| REQUIRED TASK |
Copy out exactly the lines from the one holding "Clone this chart in matplotlib." through the one holding "import matplotlib.transforms as mtransforms", ends included; omit images.

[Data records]
☆ ☆ ☆

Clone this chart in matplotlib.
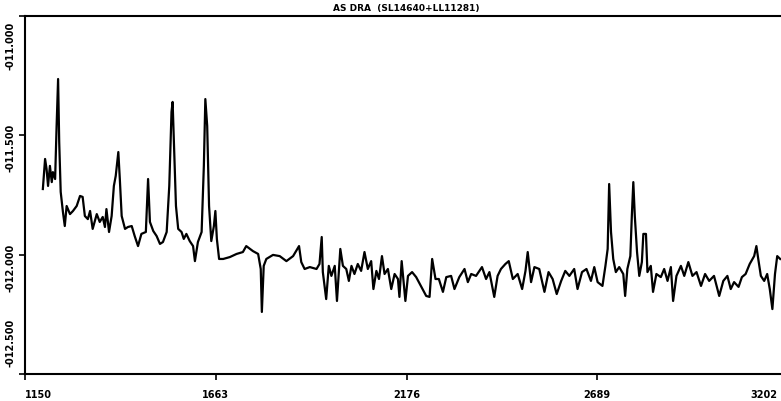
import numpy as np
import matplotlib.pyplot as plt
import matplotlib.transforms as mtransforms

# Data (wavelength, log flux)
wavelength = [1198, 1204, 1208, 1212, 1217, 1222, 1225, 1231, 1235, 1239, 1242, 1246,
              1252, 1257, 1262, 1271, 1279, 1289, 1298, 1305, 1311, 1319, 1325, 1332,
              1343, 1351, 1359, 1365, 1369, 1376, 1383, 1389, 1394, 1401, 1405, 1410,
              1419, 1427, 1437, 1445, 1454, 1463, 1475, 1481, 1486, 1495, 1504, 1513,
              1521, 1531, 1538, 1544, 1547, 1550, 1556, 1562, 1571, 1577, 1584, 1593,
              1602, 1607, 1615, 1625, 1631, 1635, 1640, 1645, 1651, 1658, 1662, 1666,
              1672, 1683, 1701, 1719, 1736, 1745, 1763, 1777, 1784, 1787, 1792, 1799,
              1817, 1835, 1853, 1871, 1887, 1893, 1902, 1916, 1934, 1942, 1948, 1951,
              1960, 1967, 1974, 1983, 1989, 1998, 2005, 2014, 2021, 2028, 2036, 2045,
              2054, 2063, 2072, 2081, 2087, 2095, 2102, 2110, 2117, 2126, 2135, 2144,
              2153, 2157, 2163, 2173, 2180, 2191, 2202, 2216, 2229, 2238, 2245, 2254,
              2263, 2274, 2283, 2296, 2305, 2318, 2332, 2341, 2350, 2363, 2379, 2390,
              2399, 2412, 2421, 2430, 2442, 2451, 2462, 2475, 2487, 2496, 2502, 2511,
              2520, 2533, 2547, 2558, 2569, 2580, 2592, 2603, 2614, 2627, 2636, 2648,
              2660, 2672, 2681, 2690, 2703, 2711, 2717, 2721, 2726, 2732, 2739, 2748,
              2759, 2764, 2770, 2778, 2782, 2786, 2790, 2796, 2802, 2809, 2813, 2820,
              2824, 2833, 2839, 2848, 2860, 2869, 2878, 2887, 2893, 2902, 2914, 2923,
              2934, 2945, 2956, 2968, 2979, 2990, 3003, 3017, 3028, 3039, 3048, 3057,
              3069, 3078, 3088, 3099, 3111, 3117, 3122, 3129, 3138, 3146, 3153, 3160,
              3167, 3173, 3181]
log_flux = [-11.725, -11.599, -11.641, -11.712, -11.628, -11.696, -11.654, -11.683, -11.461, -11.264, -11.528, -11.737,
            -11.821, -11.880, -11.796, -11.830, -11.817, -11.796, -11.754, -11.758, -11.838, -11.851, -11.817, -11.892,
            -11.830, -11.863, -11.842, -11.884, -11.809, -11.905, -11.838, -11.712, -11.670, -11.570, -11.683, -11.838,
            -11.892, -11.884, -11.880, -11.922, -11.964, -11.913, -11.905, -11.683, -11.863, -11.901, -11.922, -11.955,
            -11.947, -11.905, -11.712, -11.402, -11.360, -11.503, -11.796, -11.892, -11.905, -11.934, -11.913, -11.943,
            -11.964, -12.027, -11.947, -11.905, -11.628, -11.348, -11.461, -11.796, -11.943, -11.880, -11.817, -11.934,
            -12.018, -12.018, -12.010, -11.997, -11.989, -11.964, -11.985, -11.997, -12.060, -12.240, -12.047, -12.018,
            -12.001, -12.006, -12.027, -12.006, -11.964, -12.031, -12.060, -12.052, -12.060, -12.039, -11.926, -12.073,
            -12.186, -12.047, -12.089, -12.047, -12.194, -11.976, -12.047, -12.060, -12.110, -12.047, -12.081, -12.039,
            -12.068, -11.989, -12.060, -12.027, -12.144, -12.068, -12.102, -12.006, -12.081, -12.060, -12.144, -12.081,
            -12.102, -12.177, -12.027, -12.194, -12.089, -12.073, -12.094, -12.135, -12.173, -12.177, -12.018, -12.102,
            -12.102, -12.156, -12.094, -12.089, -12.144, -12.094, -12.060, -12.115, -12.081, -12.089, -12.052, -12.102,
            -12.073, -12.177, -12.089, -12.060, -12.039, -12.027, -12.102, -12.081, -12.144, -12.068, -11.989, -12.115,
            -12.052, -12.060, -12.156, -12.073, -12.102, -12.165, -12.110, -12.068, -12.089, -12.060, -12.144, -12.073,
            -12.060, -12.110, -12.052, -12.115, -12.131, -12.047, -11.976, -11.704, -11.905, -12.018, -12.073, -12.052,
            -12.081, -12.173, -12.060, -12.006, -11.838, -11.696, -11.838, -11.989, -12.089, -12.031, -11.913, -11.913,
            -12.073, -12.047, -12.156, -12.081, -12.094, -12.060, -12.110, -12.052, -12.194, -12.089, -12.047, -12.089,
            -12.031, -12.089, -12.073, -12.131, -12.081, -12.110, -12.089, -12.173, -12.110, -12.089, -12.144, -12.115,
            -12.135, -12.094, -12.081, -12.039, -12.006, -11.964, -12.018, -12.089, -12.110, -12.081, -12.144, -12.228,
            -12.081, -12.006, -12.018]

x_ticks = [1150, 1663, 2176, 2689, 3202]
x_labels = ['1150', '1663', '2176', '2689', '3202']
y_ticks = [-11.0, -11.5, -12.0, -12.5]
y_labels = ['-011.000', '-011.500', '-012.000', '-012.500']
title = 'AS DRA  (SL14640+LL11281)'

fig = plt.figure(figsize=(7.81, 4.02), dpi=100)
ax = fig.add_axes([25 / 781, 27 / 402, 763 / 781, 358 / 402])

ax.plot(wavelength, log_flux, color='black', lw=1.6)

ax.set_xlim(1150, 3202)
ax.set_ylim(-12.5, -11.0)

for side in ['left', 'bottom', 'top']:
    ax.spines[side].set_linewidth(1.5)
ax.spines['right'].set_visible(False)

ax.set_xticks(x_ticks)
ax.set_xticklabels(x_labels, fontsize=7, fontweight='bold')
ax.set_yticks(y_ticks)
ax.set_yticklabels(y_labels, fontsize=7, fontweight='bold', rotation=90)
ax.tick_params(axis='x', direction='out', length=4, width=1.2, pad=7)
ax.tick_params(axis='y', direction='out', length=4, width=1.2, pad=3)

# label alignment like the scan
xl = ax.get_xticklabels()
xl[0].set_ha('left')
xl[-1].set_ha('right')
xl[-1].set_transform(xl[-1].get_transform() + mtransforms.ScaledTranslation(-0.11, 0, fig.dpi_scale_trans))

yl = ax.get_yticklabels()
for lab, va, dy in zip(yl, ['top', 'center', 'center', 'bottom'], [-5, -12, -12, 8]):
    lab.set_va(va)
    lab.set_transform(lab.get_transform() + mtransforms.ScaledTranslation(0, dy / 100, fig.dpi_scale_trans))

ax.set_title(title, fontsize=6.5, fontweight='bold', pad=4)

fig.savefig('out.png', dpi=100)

☆ ☆ ☆

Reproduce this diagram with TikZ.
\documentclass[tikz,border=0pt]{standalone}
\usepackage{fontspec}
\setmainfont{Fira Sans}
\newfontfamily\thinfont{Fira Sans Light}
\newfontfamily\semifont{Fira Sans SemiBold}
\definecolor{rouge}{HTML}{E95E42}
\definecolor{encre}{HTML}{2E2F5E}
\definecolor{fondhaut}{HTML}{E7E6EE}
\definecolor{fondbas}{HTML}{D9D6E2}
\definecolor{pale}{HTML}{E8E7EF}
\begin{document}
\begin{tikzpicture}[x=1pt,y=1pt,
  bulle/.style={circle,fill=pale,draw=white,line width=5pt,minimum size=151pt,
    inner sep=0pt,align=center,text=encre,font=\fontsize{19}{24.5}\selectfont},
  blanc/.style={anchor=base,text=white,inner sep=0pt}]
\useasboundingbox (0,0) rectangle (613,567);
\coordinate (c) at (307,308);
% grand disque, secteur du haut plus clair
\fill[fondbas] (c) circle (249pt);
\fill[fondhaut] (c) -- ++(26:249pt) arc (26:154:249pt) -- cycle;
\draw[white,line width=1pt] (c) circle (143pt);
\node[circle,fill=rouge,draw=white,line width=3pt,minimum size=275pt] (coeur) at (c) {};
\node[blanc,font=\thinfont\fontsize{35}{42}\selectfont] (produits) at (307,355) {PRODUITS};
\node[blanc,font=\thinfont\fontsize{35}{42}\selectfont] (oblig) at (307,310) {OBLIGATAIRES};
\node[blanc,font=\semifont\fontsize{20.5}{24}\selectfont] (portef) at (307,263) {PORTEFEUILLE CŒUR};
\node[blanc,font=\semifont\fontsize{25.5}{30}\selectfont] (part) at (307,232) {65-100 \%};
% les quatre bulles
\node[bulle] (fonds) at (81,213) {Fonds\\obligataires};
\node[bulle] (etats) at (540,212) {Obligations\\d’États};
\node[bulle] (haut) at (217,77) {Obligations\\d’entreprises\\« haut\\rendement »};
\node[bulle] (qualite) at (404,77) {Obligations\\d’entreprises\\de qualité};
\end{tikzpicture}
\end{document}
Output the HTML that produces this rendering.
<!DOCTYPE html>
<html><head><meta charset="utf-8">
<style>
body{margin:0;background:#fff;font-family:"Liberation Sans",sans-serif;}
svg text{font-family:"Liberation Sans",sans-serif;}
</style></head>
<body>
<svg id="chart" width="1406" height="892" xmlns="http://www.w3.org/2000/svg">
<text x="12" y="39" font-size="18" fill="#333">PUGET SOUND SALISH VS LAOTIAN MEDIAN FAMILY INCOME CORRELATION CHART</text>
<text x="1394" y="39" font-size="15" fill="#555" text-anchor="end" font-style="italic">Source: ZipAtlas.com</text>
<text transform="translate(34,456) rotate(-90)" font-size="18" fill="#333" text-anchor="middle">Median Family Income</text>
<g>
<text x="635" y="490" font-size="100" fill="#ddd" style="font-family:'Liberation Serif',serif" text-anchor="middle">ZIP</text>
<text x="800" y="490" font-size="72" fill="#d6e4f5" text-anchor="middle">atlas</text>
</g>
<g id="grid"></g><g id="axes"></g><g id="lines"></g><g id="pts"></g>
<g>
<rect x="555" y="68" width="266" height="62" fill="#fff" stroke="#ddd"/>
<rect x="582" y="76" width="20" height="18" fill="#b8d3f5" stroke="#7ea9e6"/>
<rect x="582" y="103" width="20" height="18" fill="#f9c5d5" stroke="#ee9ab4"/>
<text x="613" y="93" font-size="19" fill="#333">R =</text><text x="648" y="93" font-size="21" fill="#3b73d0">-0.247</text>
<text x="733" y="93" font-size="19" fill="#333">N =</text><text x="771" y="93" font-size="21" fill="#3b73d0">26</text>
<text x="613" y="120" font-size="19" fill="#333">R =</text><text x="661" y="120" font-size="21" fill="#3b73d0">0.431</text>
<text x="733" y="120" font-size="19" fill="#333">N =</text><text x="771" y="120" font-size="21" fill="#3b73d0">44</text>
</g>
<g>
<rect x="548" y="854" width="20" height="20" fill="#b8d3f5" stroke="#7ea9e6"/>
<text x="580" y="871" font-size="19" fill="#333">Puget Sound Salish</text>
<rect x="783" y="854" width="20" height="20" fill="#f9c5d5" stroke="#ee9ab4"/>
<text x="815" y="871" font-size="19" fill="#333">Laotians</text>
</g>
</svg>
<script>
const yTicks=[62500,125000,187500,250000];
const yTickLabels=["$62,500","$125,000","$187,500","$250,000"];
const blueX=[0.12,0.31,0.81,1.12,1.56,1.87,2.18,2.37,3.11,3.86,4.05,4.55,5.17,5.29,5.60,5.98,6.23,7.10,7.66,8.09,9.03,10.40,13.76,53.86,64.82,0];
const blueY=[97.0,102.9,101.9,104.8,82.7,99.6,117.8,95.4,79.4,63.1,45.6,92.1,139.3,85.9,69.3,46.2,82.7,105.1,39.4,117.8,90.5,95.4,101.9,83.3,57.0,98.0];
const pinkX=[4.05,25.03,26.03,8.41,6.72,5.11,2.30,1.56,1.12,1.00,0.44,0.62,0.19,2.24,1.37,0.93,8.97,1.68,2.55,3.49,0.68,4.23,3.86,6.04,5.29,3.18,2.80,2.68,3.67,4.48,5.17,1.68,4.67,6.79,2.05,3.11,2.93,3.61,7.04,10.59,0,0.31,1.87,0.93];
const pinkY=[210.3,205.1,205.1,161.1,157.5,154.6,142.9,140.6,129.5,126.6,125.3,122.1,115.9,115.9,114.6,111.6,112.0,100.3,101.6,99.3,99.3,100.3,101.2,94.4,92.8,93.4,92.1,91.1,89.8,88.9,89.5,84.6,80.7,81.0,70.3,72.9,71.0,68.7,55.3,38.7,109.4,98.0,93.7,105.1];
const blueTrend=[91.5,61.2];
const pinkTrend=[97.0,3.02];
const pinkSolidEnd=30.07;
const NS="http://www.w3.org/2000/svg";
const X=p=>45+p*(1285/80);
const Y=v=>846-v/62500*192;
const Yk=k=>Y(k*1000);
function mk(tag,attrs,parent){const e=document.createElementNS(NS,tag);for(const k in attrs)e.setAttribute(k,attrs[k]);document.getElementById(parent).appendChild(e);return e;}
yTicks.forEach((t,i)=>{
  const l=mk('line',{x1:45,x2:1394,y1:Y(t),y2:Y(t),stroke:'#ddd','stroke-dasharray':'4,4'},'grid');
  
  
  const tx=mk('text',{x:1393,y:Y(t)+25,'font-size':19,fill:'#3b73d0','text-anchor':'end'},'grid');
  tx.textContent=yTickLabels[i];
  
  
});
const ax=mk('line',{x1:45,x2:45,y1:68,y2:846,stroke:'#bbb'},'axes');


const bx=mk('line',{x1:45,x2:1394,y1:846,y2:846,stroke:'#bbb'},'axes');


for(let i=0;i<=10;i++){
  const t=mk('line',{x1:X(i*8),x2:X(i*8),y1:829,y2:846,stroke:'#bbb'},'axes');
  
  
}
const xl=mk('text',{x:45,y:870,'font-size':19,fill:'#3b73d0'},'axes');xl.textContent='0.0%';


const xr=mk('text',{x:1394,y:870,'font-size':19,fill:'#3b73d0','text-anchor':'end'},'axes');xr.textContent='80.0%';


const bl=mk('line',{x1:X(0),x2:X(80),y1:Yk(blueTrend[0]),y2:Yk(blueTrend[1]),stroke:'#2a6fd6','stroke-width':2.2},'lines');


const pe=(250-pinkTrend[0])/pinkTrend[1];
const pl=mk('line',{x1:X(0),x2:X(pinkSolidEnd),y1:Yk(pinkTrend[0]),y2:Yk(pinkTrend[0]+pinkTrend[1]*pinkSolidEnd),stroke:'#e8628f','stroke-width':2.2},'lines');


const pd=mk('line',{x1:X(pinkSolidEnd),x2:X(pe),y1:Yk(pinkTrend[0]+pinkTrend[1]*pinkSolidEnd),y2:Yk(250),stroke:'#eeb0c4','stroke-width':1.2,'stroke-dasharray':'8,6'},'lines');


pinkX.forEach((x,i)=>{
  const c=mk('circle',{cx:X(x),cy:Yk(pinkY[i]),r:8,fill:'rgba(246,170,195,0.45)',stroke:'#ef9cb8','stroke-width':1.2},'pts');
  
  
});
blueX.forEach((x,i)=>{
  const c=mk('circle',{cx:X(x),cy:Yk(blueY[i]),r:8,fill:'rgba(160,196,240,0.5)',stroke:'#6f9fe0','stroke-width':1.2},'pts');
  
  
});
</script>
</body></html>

☆ ☆ ☆

| EXPECTED ANSWER |
Clone this chart in matplotlib.
import numpy as np
import matplotlib.pyplot as plt
import matplotlib.transforms as mtransforms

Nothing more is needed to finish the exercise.